§ Required work: Leaving out all pictures, please print only the lines from the one containing "Recreate this image" through the one containing "2.06, 2.01, 1.96]".

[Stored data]
+ + +

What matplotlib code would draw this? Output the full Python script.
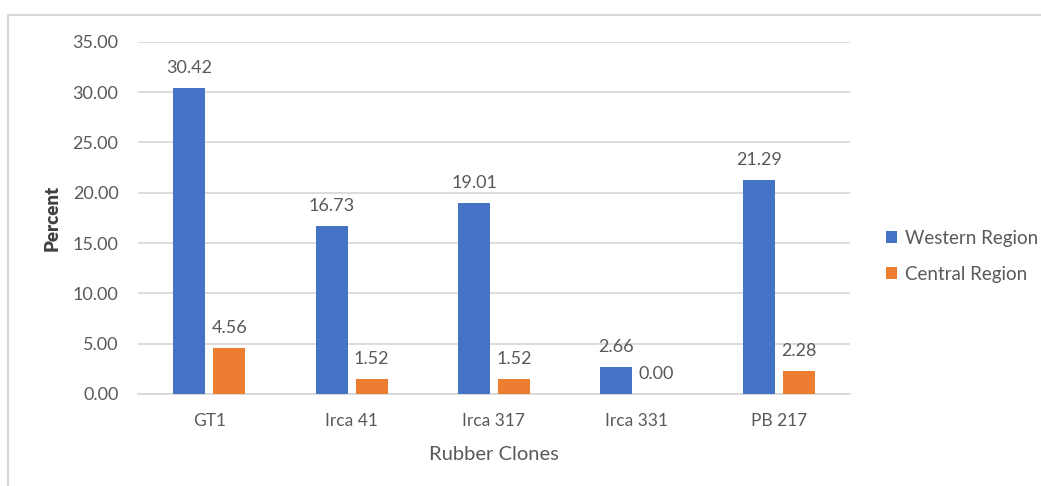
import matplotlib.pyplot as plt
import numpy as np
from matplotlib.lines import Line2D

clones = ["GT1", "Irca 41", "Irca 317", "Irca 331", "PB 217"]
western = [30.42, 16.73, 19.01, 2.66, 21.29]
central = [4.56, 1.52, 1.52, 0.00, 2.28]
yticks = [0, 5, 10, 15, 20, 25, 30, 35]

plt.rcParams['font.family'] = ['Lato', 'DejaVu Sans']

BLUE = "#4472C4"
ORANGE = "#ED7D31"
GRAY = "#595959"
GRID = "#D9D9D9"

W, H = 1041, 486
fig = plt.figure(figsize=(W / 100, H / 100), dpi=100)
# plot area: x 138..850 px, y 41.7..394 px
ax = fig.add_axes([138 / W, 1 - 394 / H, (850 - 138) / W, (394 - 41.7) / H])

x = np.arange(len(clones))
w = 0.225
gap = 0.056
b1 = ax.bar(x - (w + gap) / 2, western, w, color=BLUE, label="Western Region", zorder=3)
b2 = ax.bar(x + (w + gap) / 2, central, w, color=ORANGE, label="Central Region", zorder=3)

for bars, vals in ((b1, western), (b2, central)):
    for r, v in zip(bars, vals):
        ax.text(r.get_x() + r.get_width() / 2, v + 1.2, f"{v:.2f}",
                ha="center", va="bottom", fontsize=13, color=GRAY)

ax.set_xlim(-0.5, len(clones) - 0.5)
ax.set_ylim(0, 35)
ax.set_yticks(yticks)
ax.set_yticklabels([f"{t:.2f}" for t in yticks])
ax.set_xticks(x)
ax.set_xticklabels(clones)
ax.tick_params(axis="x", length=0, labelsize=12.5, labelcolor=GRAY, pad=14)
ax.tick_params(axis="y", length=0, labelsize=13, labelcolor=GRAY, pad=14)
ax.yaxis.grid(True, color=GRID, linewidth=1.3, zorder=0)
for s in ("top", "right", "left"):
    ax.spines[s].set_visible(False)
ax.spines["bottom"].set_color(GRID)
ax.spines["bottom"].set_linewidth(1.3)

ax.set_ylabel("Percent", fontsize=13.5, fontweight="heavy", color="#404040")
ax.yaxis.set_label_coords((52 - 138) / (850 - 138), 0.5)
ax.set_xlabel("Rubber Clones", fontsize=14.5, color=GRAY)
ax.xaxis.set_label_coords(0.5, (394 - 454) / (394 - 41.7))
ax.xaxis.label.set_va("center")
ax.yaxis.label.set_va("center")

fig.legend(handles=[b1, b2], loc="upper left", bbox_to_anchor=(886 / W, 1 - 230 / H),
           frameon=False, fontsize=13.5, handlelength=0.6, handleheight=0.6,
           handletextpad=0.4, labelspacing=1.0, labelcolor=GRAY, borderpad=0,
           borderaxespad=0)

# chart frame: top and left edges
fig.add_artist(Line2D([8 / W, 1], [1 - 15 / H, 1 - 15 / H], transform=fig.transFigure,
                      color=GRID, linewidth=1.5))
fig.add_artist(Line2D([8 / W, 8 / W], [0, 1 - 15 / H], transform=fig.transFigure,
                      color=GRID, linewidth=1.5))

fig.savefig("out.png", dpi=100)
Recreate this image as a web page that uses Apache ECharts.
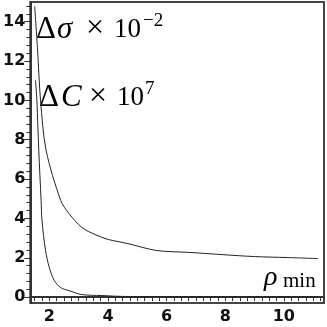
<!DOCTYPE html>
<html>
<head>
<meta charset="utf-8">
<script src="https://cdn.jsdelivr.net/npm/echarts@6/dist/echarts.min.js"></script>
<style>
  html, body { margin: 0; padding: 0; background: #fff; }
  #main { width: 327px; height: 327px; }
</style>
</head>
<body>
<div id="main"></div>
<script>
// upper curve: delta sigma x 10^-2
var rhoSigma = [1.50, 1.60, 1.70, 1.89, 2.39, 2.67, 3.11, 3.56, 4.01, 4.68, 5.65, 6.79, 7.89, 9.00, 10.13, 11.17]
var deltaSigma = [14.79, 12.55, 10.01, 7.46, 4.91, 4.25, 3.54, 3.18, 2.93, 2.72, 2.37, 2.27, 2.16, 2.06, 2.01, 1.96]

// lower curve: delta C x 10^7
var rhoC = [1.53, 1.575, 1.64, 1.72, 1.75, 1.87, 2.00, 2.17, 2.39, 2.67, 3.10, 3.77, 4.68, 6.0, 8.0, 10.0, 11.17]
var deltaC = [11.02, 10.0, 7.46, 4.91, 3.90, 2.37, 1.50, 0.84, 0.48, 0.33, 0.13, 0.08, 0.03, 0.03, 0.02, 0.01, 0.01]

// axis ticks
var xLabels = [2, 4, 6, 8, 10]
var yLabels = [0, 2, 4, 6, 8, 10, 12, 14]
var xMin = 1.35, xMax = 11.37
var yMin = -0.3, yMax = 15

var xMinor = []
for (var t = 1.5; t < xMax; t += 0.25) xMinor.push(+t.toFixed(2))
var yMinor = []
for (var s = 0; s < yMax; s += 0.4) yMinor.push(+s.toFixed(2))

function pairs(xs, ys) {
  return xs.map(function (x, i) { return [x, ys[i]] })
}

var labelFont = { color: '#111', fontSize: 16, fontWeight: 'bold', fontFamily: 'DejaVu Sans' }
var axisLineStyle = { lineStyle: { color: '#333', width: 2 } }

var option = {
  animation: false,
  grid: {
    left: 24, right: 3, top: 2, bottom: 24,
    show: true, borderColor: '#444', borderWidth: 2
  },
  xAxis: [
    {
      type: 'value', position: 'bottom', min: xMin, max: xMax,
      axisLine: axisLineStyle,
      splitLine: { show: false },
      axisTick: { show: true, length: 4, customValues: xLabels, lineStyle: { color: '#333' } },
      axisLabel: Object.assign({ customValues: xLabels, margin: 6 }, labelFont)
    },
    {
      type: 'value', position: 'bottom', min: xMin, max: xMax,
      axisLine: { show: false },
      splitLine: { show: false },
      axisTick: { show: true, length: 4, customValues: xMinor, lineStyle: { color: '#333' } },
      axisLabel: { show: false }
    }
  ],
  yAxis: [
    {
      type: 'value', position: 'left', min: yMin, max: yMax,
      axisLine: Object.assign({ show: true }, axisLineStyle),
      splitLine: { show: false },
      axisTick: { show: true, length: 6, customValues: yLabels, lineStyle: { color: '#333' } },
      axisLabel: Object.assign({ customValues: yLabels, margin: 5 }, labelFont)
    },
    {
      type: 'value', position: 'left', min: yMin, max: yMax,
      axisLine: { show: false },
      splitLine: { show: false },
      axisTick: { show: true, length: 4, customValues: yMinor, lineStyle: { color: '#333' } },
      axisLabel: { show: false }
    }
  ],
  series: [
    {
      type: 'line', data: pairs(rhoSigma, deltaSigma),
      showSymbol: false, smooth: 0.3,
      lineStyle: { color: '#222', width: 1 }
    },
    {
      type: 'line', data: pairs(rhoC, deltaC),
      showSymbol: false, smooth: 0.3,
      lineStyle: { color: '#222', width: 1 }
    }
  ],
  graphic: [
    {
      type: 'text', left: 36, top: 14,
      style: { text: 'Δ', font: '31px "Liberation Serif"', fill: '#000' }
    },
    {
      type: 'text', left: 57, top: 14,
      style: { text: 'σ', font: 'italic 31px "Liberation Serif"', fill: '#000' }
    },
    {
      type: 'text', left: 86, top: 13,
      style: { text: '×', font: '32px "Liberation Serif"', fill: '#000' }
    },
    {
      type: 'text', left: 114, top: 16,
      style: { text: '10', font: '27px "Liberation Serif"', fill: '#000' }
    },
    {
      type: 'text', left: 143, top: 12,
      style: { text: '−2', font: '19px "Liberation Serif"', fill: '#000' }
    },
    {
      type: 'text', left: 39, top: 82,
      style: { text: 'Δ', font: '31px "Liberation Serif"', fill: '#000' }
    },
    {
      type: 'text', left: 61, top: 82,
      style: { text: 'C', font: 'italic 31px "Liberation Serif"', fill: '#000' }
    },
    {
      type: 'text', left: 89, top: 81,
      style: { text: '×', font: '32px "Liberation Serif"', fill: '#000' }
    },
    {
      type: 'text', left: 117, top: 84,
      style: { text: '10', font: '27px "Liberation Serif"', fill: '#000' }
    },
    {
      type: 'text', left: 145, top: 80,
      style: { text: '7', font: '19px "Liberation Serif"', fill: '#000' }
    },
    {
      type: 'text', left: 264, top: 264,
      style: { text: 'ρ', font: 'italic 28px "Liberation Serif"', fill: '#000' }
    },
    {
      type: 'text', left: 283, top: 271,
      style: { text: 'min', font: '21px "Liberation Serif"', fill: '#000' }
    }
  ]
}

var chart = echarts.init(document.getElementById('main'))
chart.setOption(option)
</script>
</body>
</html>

+ + +

§ Output for this task:
Recreate this image as a web page that uses Apache ECharts.
<!DOCTYPE html>
<html>
<head>
<meta charset="utf-8">
<script src="https://cdn.jsdelivr.net/npm/echarts@6/dist/echarts.min.js"></script>
<style>
  html, body { margin: 0; padding: 0; background: #fff; }
  #main { width: 327px; height: 327px; }
</style>
</head>
<body>
<div id="main"></div>
<script>
// upper curve: delta sigma x 10^-2
var rhoSigma = [1.50, 1.60, 1.70, 1.89, 2.39, 2.67, 3.11, 3.56, 4.01, 4.68, 5.65, 6.79, 7.89, 9.00, 10.13, 11.17]
var deltaSigma = [14.79, 12.55, 10.01, 7.46, 4.91, 4.25, 3.54, 3.18, 2.93, 2.72, 2.37, 2.27, 2.16, 2.06, 2.01, 1.96]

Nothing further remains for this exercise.